Am I reproducing the unequal power relations that I always criticized? What can I do as a researcher not to reproduce inequalities?
That is why I gradually started to include terms like “dialogue”, “respect” and “collaboration” in my methodological planning. That’s also when the path for career development I had built became very exciting, but also very messy.
In essence, “collaboration” means working together. Producing something together. In addition, it has another another very important, but often neglected, characteristic: Equally benefiting from whatever was produced together.
My efforts to collaborate with underprivileged activists in Finland and Brazil have taught me how difficult it is to find power balance.
Take income, for example. My research plans have fortunately always been appealing to employers and funding institutions. Yet, the people with whom I collaborate have struggled and continue to do so to make ends meet.
After my PhD, media activists in Rio and I made a documentary.

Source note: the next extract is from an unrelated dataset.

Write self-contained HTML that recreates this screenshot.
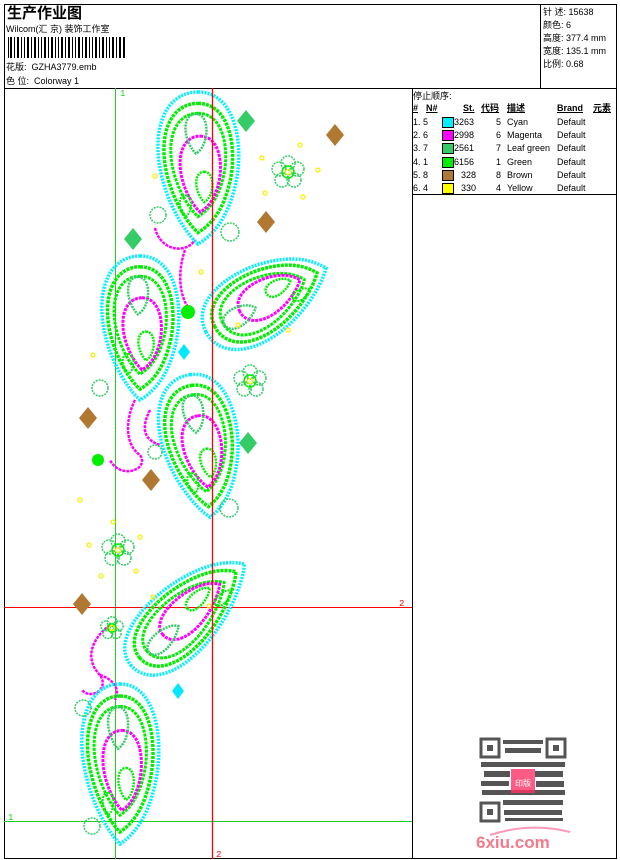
<!DOCTYPE html>
<html><head><meta charset="utf-8"><style>
*{margin:0;padding:0}
body{width:620px;height:860px;background:#fff;position:relative;overflow:hidden;font-family:"Liberation Sans","Noto Sans CJK SC",sans-serif;color:#000}
.t{position:absolute;font-size:9px;white-space:nowrap;line-height:10px}
.r{position:relative;height:13.2px;white-space:nowrap}
.r span{position:absolute;white-space:nowrap}
</style></head><body>
<svg id="sv" width="620" height="860" style="position:absolute;left:0;top:0" xmlns="http://www.w3.org/2000/svg">
<rect x="4.5" y="4.5" width="612" height="854" fill="none" stroke="#000" stroke-width="1"/>
<line x1="4" y1="88.5" x2="617" y2="88.5" stroke="#000"/>
<line x1="540.5" y1="4" x2="540.5" y2="88" stroke="#000"/>
<line x1="412.5" y1="88" x2="412.5" y2="859" stroke="#000"/>
<line x1="412" y1="194.5" x2="617" y2="194.5" stroke="#000"/>
<g fill="#000">
<rect x="8" y="37" width="1" height="21"/><rect x="10" y="37" width="2" height="21"/><rect x="14" y="37" width="1" height="21"/><rect x="17" y="37" width="2" height="21"/><rect x="21" y="37" width="1" height="21"/><rect x="24" y="37" width="1" height="21"/><rect x="27" y="37" width="2" height="21"/><rect x="31" y="37" width="1" height="21"/><rect x="34" y="37" width="2" height="21"/><rect x="38" y="37" width="1" height="21"/><rect x="41" y="37" width="1" height="21"/><rect x="44" y="37" width="2" height="21"/><rect x="48" y="37" width="1" height="21"/><rect x="51" y="37" width="2" height="21"/><rect x="55" y="37" width="1" height="21"/><rect x="58" y="37" width="1" height="21"/><rect x="61" y="37" width="2" height="21"/><rect x="65" y="37" width="1" height="21"/><rect x="68" y="37" width="2" height="21"/><rect x="72" y="37" width="1" height="21"/><rect x="75" y="37" width="1" height="21"/><rect x="78" y="37" width="2" height="21"/><rect x="82" y="37" width="1" height="21"/><rect x="85" y="37" width="2" height="21"/><rect x="89" y="37" width="1" height="21"/><rect x="92" y="37" width="1" height="21"/><rect x="95" y="37" width="2" height="21"/><rect x="99" y="37" width="1" height="21"/><rect x="102" y="37" width="2" height="21"/><rect x="106" y="37" width="1" height="21"/><rect x="109" y="37" width="1" height="21"/><rect x="112" y="37" width="2" height="21"/><rect x="116" y="37" width="1" height="21"/><rect x="119" y="37" width="2" height="21"/><rect x="123" y="37" width="2" height="21"/>
</g>
<line x1="115.5" y1="88" x2="115.5" y2="859" stroke="#22cc22"/>
<line x1="4" y1="821.5" x2="412" y2="821.5" stroke="#22cc22"/>
<line x1="4" y1="607.5" x2="412" y2="607.5" stroke="#ff0000"/>
<text x="120" y="96" font-size="9" fill="#22cc22" font-family="Liberation Mono">1</text>
<text x="8" y="820" font-size="9" fill="#22cc22" font-family="Liberation Mono">1</text>
<text x="399" y="606" font-size="9" fill="#ff0000" font-family="Liberation Mono">2</text>
<text x="216" y="857" font-size="9" fill="#ff0000" font-family="Liberation Mono">2</text>
<g fill="none" stroke="#ff00ff" stroke-width="2.5" stroke-dasharray="3 1">
<path d="M155,228 C160,250 185,255 195,240"/>
<path d="M185,250 C178,270 178,295 190,310"/>
<path d="M135,400 C125,420 125,445 140,455 C150,470 120,480 110,460"/>
<path d="M150,410 C140,430 145,440 160,445"/>
<path d="M110,625 C90,640 85,660 100,675 C110,690 90,700 82,690"/>
<path d="M100,675 C115,680 120,690 115,700"/>
</g>
<g id="pays"></g>
<line x1="212.5" y1="88" x2="212.5" y2="859" stroke="#ff0000" stroke-width="1.3"/>
<g fill="none" stroke="#33cc66" stroke-width="1.5" stroke-dasharray="2 1">
<circle cx="158" cy="215" r="8"/><circle cx="229" cy="508" r="9"/><circle cx="155" cy="452" r="7"/><circle cx="100" cy="388" r="8"/><circle cx="83" cy="708" r="8"/><circle cx="92" cy="826" r="8"/><circle cx="230" cy="232" r="9"/>
</g>
<g fill="#00ee00"><circle cx="188" cy="312" r="7"/><circle cx="98" cy="460" r="6"/></g>
<g fill="#b07830">
<path d="M335,124 L344,135 L335,146 L326,135Z"/><path d="M266,211 L275,222 L266,233 L257,222Z"/><path d="M88,407 L97,418 L88,429 L79,418Z"/><path d="M151,469 L160,480 L151,491 L142,480Z"/><path d="M82,593 L91,604 L82,615 L73,604Z"/>
</g>
<g fill="#33cc66">
<path d="M246,110 L255,121 L246,132 L237,121Z"/><path d="M133,228 L142,239 L133,250 L124,239Z"/><path d="M248,432 L257,443 L248,454 L239,443Z"/>
</g>
<g fill="#00e8ff">
<path d="M184,344 L190,352 L184,360 L178,352Z"/><path d="M178,683 L184,691 L178,699 L172,691Z"/>
</g>
<g fill="none" stroke="#ffee00" stroke-width="1.3">
<circle cx="155" cy="176" r="2"/><circle cx="262" cy="158" r="2"/><circle cx="300" cy="145" r="2"/><circle cx="318" cy="170" r="2"/><circle cx="265" cy="193" r="2"/><circle cx="303" cy="197" r="2"/><circle cx="201" cy="272" r="2"/><circle cx="288" cy="330" r="2"/><circle cx="238" cy="325" r="2"/><circle cx="93" cy="355" r="2"/><circle cx="80" cy="500" r="2"/><circle cx="113" cy="522" r="2"/><circle cx="140" cy="537" r="2"/><circle cx="89" cy="545" r="2"/><circle cx="101" cy="576" r="2"/><circle cx="136" cy="571" r="2"/><circle cx="153" cy="597" r="2"/><circle cx="209" cy="606" r="2"/>
</g>
<g id="fls"></g>
<g fill="#555">
<rect x="481" y="739" width="18" height="18" fill="none" stroke="#555" stroke-width="3"/>
<rect x="547" y="739" width="18" height="18" fill="none" stroke="#555" stroke-width="3"/>
<rect x="481" y="803" width="18" height="18" fill="none" stroke="#555" stroke-width="3"/>
<rect x="487" y="745" width="6" height="6"/><rect x="553" y="745" width="6" height="6"/><rect x="487" y="809" width="6" height="6"/>
<rect x="503" y="740" width="40" height="4"/><rect x="505" y="748" width="36" height="5"/><rect x="481" y="762" width="84" height="5"/><rect x="484" y="771" width="26" height="6"/><rect x="535" y="771" width="28" height="6"/><rect x="481" y="781" width="28" height="5"/><rect x="536" y="781" width="28" height="6"/><rect x="482" y="790" width="83" height="5"/><rect x="503" y="800" width="60" height="5"/><rect x="504" y="810" width="58" height="5"/><rect x="505" y="818" width="58" height="3"/>
</g>
<rect x="511" y="769" width="24" height="24" fill="#f36" opacity="0.8"/>
<text x="523" y="786" font-size="8" fill="#fff" text-anchor="middle" font-family="Noto Sans CJK SC">印版</text>
<path d="M490,835 Q530,822 570,832" stroke="#f58" stroke-width="2" fill="none" opacity="0.6"/>
<text x="476" y="848" font-size="17" font-weight="bold" fill="#f47a8a" font-family="Liberation Sans">6xiu.com</text>
</svg>
<script>
(function(){
var NS="http://www.w3.org/2000/svg";
var P=[[0,-1],[0.9,-1],[1.1,-0.3],[0.9,0.2],[0.7,0.7],[0.3,0.9],[0,1],[-0.4,0.8],[-0.9,0.3],[-0.95,-0.2],[-1,-0.7],[-0.6,-1],[0,-1]];
function path(cx,cy,rot,sx,sy,k,ox,oy){
 var a=rot*Math.PI/180,c=Math.cos(a),s=Math.sin(a);
 var q=P.map(function(p){var x=(p[0]*k+ox)*sx,y=(p[1]*k+oy)*sy;return [(cx+x*c-y*s).toFixed(1),(cy+x*s+y*c).toFixed(1)];});
 var d="M"+q[0].join(",");
 for(var i=1;i<q.length;i+=3)d+=" C"+q[i].join(",")+" "+q[i+1].join(",")+" "+q[i+2].join(",");
 return d+"Z";
}
var layers=[[1,0,0,"#00f0ff",3.5,"2 1.2"],[0.85,0,0,"#00ee00",3.5,"3 1"],[0.68,0,-0.04,"#00ee00",3,"3 1"],[0.5,0.05,0.08,"#ff00ff",3,"3 1"],[0.26,-0.05,-0.45,"#33cc66",2.5,"2 1"],[0.2,0.15,0.25,"#00ee00",2.5,"2 1"],[0.14,-0.3,0.5,"#00ee00",2,"2 1"]];
var ps=[[198,168,0,42,76],[140,328,0,40,72],[266,300,-118,38,68],[200,446,-8,40,72],[188,615,-132,36,76],[120,764,0,40,80]];
var g=document.getElementById("pays");
ps.forEach(function(p){layers.forEach(function(l){
 var e=document.createElementNS(NS,"path");
 e.setAttribute("d",path(p[0],p[1],p[2],p[3],p[4],l[0],l[1],l[2]));
 e.setAttribute("fill","none");e.setAttribute("stroke",l[3]);e.setAttribute("stroke-width",l[4]);e.setAttribute("stroke-dasharray",l[5]);
 g.appendChild(e);});});
var fg=document.getElementById("fls");
[[288,172,1],[250,381,1],[118,550,1],[112,628,0.7]].forEach(function(f){
 var off=[[0,-9],[9,-3],[6,8],[-6,8],[-9,-3]];
 off.forEach(function(o){var e=document.createElementNS(NS,"circle");e.setAttribute("cx",f[0]+o[0]*f[2]);e.setAttribute("cy",f[1]+o[1]*f[2]);e.setAttribute("r",7*f[2]);e.setAttribute("fill","none");e.setAttribute("stroke","#33cc66");e.setAttribute("stroke-width","1.5");e.setAttribute("stroke-dasharray","2 1");fg.appendChild(e);});
 var e=document.createElementNS(NS,"circle");e.setAttribute("cx",f[0]);e.setAttribute("cy",f[1]);e.setAttribute("r",6*f[2]);e.setAttribute("fill","none");e.setAttribute("stroke","#00ee00");e.setAttribute("stroke-width","1.5");fg.appendChild(e);
 var y=document.createElementNS(NS,"circle");y.setAttribute("cx",f[0]);y.setAttribute("cy",f[1]);y.setAttribute("r",2.5);y.setAttribute("fill","none");y.setAttribute("stroke","#ffee00");y.setAttribute("stroke-width","1.3");fg.appendChild(y);
});
})();
</script>
<div class="t" style="left:7px;top:4px;font-size:15px;line-height:17px;font-weight:bold;font-family:'Noto Sans CJK SC',sans-serif">生产作业图</div>
<div class="t" style="left:6px;top:24px">Wilcom(汇 京) 装饰工作室</div>
<div class="t" style="left:6px;top:62px">花版:&nbsp; GZHA3779.emb</div>
<div class="t" style="left:6px;top:76px">色 位:&nbsp; Colorway 1</div>
<div class="t" style="left:543px;top:7px">针 述: 15638</div>
<div class="t" style="left:543px;top:20px">颜色: 6</div>
<div class="t" style="left:543px;top:33px">高度: 377.4 mm</div>
<div class="t" style="left:543px;top:46px">宽度: 135.1 mm</div>
<div class="t" style="left:543px;top:59px">比例: 0.68</div>
<div class="t" style="left:413px;top:91px">停止顺序:</div>
<div class="t" style="left:413px;top:103px;font-weight:bold;text-decoration:underline">#</div>
<div class="t" style="left:426px;top:103px;font-weight:bold;text-decoration:underline">N#</div>
<div class="t" style="left:463px;top:103px;font-weight:bold;text-decoration:underline">St.</div>
<div class="t" style="left:481px;top:103px;font-weight:bold;text-decoration:underline">代码</div>
<div class="t" style="left:507px;top:103px;font-weight:bold;text-decoration:underline">描述</div>
<div class="t" style="left:557px;top:103px;font-weight:bold;text-decoration:underline">Brand</div>
<div class="t" style="left:593px;top:103px;font-weight:bold;text-decoration:underline">元素</div>
<div style="position:absolute;left:413px;top:116px;width:200px;font-size:9px;line-height:13.2px">
<div class="r"><span style="left:0">1. 5</span><span style="left:29px;top:1px;width:10px;height:9px;background:#00f0ff;border:1px solid #000"></span><span style="left:41px">3263</span><span style="left:83px">5</span><span style="left:94px">Cyan</span><span style="left:144px">Default</span></div>
<div class="r"><span style="left:0">2. 6</span><span style="left:29px;top:1px;width:10px;height:9px;background:#ff00ff;border:1px solid #000"></span><span style="left:41px">2998</span><span style="left:83px">6</span><span style="left:94px">Magenta</span><span style="left:144px">Default</span></div>
<div class="r"><span style="left:0">3. 7</span><span style="left:29px;top:1px;width:10px;height:9px;background:#33cc66;border:1px solid #000"></span><span style="left:41px">2561</span><span style="left:83px">7</span><span style="left:94px">Leaf green</span><span style="left:144px">Default</span></div>
<div class="r"><span style="left:0">4. 1</span><span style="left:29px;top:1px;width:10px;height:9px;background:#00ee00;border:1px solid #000"></span><span style="left:41px">6156</span><span style="left:83px">1</span><span style="left:94px">Green</span><span style="left:144px">Default</span></div>
<div class="r"><span style="left:0">5. 8</span><span style="left:29px;top:1px;width:10px;height:9px;background:#b07830;border:1px solid #000"></span><span style="left:48px">328</span><span style="left:83px">8</span><span style="left:94px">Brown</span><span style="left:144px">Default</span></div>
<div class="r"><span style="left:0">6. 4</span><span style="left:29px;top:1px;width:10px;height:9px;background:#ffff00;border:1px solid #000"></span><span style="left:48px">330</span><span style="left:83px">4</span><span style="left:94px">Yellow</span><span style="left:144px">Default</span></div>
</div>
</body></html>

I guaranteed the funding in Finland. They did the production work. Today, I have a job in Finland. The film looks great on my CV. Meanwhile, the filmmakers are doing low-paying odd jobs for income.
How to plan collaboration in a way to avoid this imbalance and the logics of exploitation? How can the career of those with whom we collaborate also feature in our plans?
This leads me to another lesson learned from my experience collaborating with underprivileged activists: the issue of time. Both in my collaboration with favela activists and with Black and Brown activists in Finland, the disparity between “research time” and “activist time” have been problematic.
By time, I refer to the levels of immediacy and the adequate pace for measures to be taken for some outcome to be achieved. In general, the time from research planning to outcomes is significantly slower than the time from tactical planning, action and impact for activists.
This disparity is even bigger when the collaboration happens with people whose actions often mean a matter of livelihood, well-being and security for themselves and their families. It is not an exaggeration, in some cases, to talk about it in terms of life or death.
In my experience researching favela media activism and anti-racism media activism, the slowness of producing materials have constantly conflicted with the need activists have for those materials immediately.
How, then, to develop strategies to reduce the impact of different perceptions and relationships with time in collaborative efforts between researchers and activists?
This question leads me to my last point: the issue of roles and attitudes within collaborative processes. To be specific, I’m referring here to researchers puzzled by whether they are activists or researchers.
For the past four years, I have organized, together with my colleague Camilla Marucco, the “Activist Research Network”. In the conversations we organize, one common anguish shared by early-career and senior researchers alike comes from how confusing collaboration gets when you get yourself not knowing whether you are being an activist or a researcher.
In my case, both the favela and the anti-racism research processes are very close to my biographic and ideological core. I come from a city that resembles a favela. Racism also affects me. So, by studying these topics, I’m also learning about myself.
Consequently, sometimes, I see myself using my position as a researcher to support movements, to make political statements and join actions in ways that have little to do with my research findings. Am I, then, an activist?
At the same time, all the activism seems to lead me away from my research work. I find myself often in a whirlwind of actions and, therefore, with little time to read and write. Am I a researcher?
These are internal conflicts, but they somehow relate to interpersonal conflicts too. Recently, I’ve had conflicts related to the problems I mentioned here in both favela and anti-racism processes. These conflicts have led me to reflect about what my role as a researcher is.
Today, I’ve decided to embrace the slowness of the research work because I recognize it as a long-term contribution throughout space and time to activism across borders.
This gives me some relief. Yet, the issue of power balance, sense of time and the roles we take in the process remain. My point is that it is really difficult to put collaboration into practice from methodological, and ethical points of view.
How, then, can we prevent collaboration from becoming a catchy, but empty, buzzword? How can a critical and self-critical understanding of collaboration contribute to the reconciliation between collectivity of collaboration and the individuality of building academic careers?
These are some questions I would add to the list we had on the Winter School website. Thank you for listening.